Draper Receives Top Aerospace Honor with Space Station Team
Draper Laboratory received the Collier Trophy – the nation’s top aerospace award – on May 13 as part of NASA’s International Space Station (ISS) team.
The ISS allows researchers to harness microgravity conditions for experiments in areas including life sciences, biology, physiology, physical and material sciences, and Earth and space science.
Draper has been a “key member” of the diverse, international team of industry and government employees working on the ISS effort, according to Bill Gerstenmaier, NASA associate administrator for space operations.
Draper has played a crucial role on the ISS team since the beginning of the program through providing technology and expertise in guidance, navigation and control (GN&C) systems, fault tolerant avionics, and software. Draper has also been instrumental in enabling assembly of the station through shuttle through developments including flight software and GN&C capabilities for maneuvering.\Draper innovations enabled the shuttle to control the station during assembly operations, stabilizing the largest structure in space, and providing the only means of stability when Russian control capabilities were lost during STS-117 in 2007.
Other Draper innovations in the development of the ISS GN&C and software have provided critical safety and operational benefits such as:
- The “Mighty Mouse” software that “saved the day” when primary ISS flight computers were lost during STS 100 in 2001.
- The Timeliner software, which reduces crew workload through automatic payload operations, experiments, and limited station control.
- The Zero Propellant Maneuver software, which uses information regarding environmental disturbances to design trajectories that steer the space station to the proper orientation without using thrusters.
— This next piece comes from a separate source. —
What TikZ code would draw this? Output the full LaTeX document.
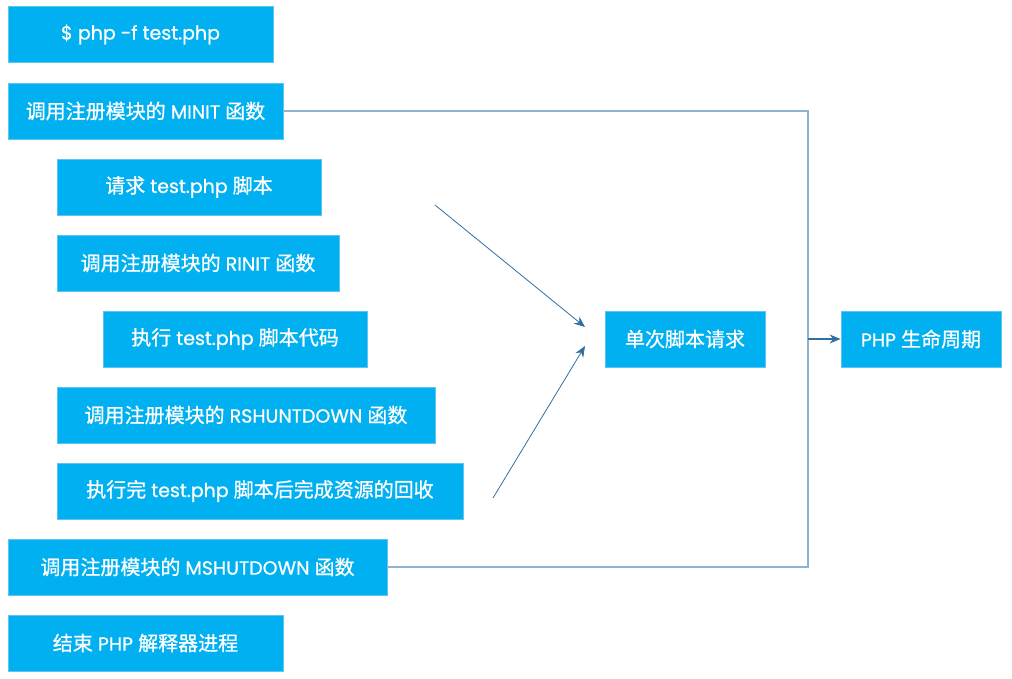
\documentclass[tikz,border=0pt]{standalone}
\usepackage{fontspec}
\setmainfont{Poppins}[Scale=0.95,FakeBold=0.8]
\newfontfamily\cjk{Noto Sans CJK SC}[FakeBold=0.8]
\newcommand{\zh}[1]{{\cjk #1}}
\usetikzlibrary{arrows.meta}
\definecolor{boxfill}{HTML}{00B0F0}
\definecolor{boxline}{HTML}{5CC6F2}
\definecolor{bracket}{HTML}{8DB3CE}
\definecolor{arrowc}{HTML}{2F6FA3}
\tikzset{
  box/.style={rectangle, fill=boxfill, draw=boxline, line width=0.8pt, text=white,
    minimum height=56pt, inner sep=0pt, font=\fontsize{20}{24}\selectfont},
  brk/.style={draw=bracket, line width=1.3pt},
  arr/.style={draw=arrowc, line width=0.8pt, -{Stealth[length=11pt,width=9pt]}},
}
\begin{document}
\begin{tikzpicture}[x=1pt,y=-1pt]
\useasboundingbox (0,0) rectangle (1012,678);
\node[box, minimum width=265pt] (cmd) at (140.5,34.5) {\$ php -f test.php};
\node[box, minimum width=275pt] (minit) at (145.5,111) {\zh{调用注册模块的} MINIT \zh{函数}};
\node[box, minimum width=264pt] (req) at (189,187) {\zh{请求} test.php \zh{脚本}};
\node[box, minimum width=282pt] (rinit) at (198,263) {\zh{调用注册模块的} RINIT \zh{函数}};
\node[box, minimum width=264pt] (exec) at (235,339) {\zh{执行} test.php \zh{脚本代码}};
\node[box, minimum width=378pt] (rshut) at (246,415) {\zh{调用注册模块的} RSHUNTDOWN \zh{函数}};
\node[box, minimum width=406pt] (done) at (260,491) {\zh{执行完} test.php \zh{脚本后完成资源的回收}};
\node[box, minimum width=379pt] (mshut) at (197.5,567) {\zh{调用注册模块的} MSHUTDOWN \zh{函数}};
\node[box, minimum width=275pt] (fin) at (145.5,643) {\zh{结束} PHP \zh{解释器进程}};
\node[box, minimum width=160pt] (single) at (685,339) {\zh{单次脚本请求}};
\node[box, minimum width=160pt] (life) at (921,339) {PHP \zh{生命周期}};
\coordinate (br) at (808,339);
\draw[brk] (minit.east) -| (br) |- (mshut.east);
\draw[arr, line width=1.3pt] (br) -- (life.west);
\coordinate (a1s) at (435,205);
\coordinate (a1e) at (585,327);
\coordinate (a2s) at (493,498);
\coordinate (a2e) at (585,346);
\draw[arr] (a1s) -- (a1e);
\draw[arr] (a2s) -- (a2e);
\end{tikzpicture}
\end{document}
This maneuver saves propellant and avoids solar array plume impingement and contamination issues associated with thruster firings.
“Some of this work was done in a time critical manner to support anomalies,” Gerstenmaier said. “The Draper team has been critical to the success of ISS.”
Draper has been involved with U.S. human space work since designing the GN&C system for the Apollo mission. The laboratory will help enable future human space missions through work on efforts like the avionics, fault-tolerant flight computer, and GN&C system for the Ares I Crew Launch Vehicle; reentry algorithms for the Orion Crew Exploration Vehicle; and autonomous precision landing system technologies for the Lunar Landing Vehicle.
The Collier Trophy is named for Robert Collier, publisher of Collier’s Weekly, who commissioned it in 1910 to foster innovation in the U.S. aviation community. The award is presented by the National Aeronautic Association, a non-profit organization dedicated to advancing aviation and spaceflight.